Kum Havucu olarak bilinen havuç yörede çokça yetiştirildiği için sebze olarak tüketilmesinin yanı sıra suyu çıkarılarak havuç suyu olarak satılmakta; ayrıca havuç lokumu olarak üretiliyormuş.
Bu kısa havuç fabrikası ziyaretimizden sonra doğa yürüyüşü için köyün içinden geçen Kirmir çayı kenarında yürümeye başlıyoruz. Yağan karlar eriyince suyun debisi yükselmiş ve karşıya geçmemize izin vermiyor.
Biz de rehberimizin denetiminde riske girmeden çayın kenarından yürüyüşümüze buradan devam ediyoruz. Çakıl taşları üzerinde hoplaya zıplaya yürüyoruz. En tehlikeli parkurlardan sayılan bu çakıl taşları üzerinde yürümek misketler üzerinde yürümek gibi çok zor. Her an ayağınız burkulur ya da kırılabilir. Bu yüzden yeni doğa yürüyüşü yapanlara rehberimiz ,sürekli çok dikkatli adımlarımızı atmamız gerektiğini belirterek işin ciddiyeti anlatarak yolumuza devam ediyoruz.
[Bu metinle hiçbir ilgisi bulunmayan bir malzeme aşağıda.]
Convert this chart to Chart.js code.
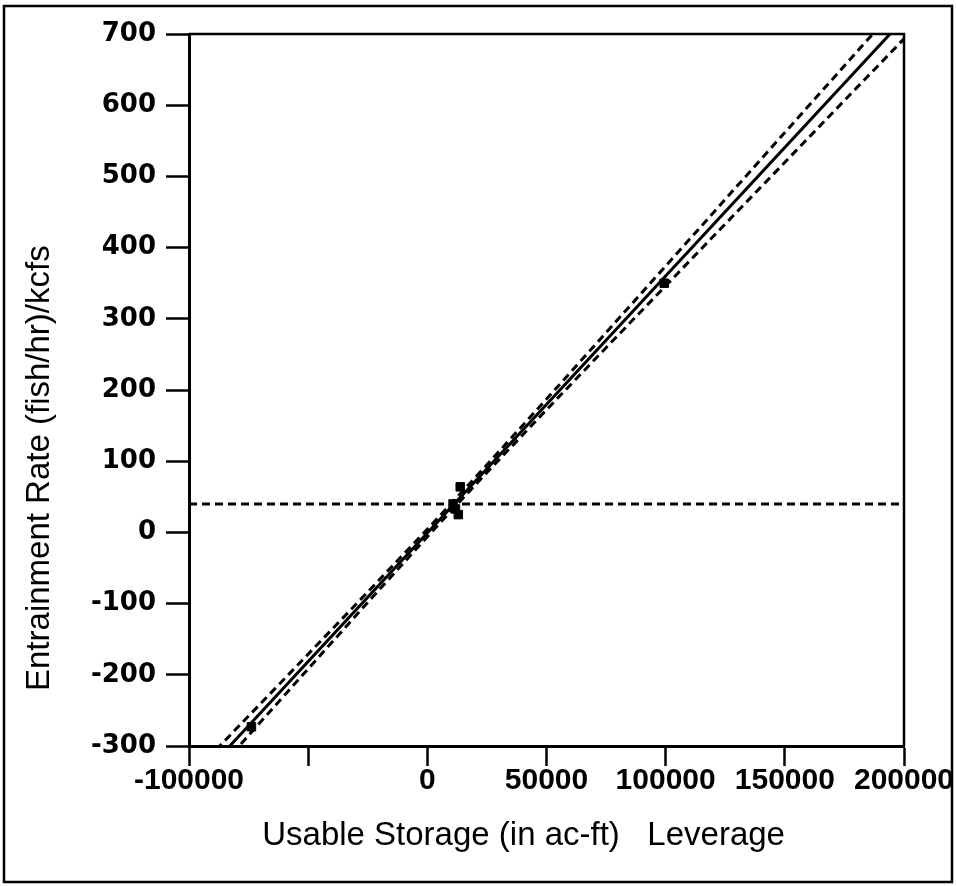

Üzerimizdeki bulutlar yok olmuş güneş bize eşlik etmeye başlıyor. Baharın müjdecisi kuşlar, bize eşlik edip çıkardıkları o güzelim cıvıltılarla insanın içine adeta mutluluk şarkısı dolduruyor.
Çok uzaklarda Adören köyünün üzerinde görünen birçok adı olan tarihe tanıklık etmiş Peium kalesi, Gavur kalesi uzaktan bizi selamlıyor. Kalenin altında Kirmir vadisinin içinde süzülerek akan Kirmir çayı nazlı nazlı bizimle beraber yoluna devam ediyor.
Çakıl taşlardan kurtulup, bol çamurlu Kirmir çayı kenarında ayaklarımız yapışan çamur yürüyüşümüzü zorlaştırsa da kimse bu durumdan şikayetçi olmuyor. Herkes bir an için çocukluğuna gidiyor çamurlar içinde oynadıkları günlere dönüyor. Yedi kilometrelik kısa doğa yürüyüşümüzün sonuna geliyoruz. Sabah bizi getiren otobüsleri uzakta park halinde görünce içimiz de çocukça bir sevinç yaşıyoruz.
Piknik alanına yaklaştığımızda büyük bir bahçe içinde sabah doğa yürüyüşüne katılmayan arkadaşlar mangalları yakmışlar. İçeceklerimizin yanında, mangalın üstünde sucuk mantar, biber, domates ve tarhana çorbasının nefis kokusu bizi karşılıyor.
Sırt çantalarından kurtulup ekmek arası sucuk kuyruğuna giriyoruz. Doğada bol oksijen ve temiz hava iştahımızı iki kat artırıyor. Yemekler yeniliyor meyve suları ve çaylar yudumlanırken eğlence başlıyor. Tarihin sayfalarına bu günümüz doğa yürüyüşü bol bol müzik ve kahkahasıyla, katılımcıların hafızasına güzel anılar ve yeni edinilen dostluklar olarak yerini alıyor.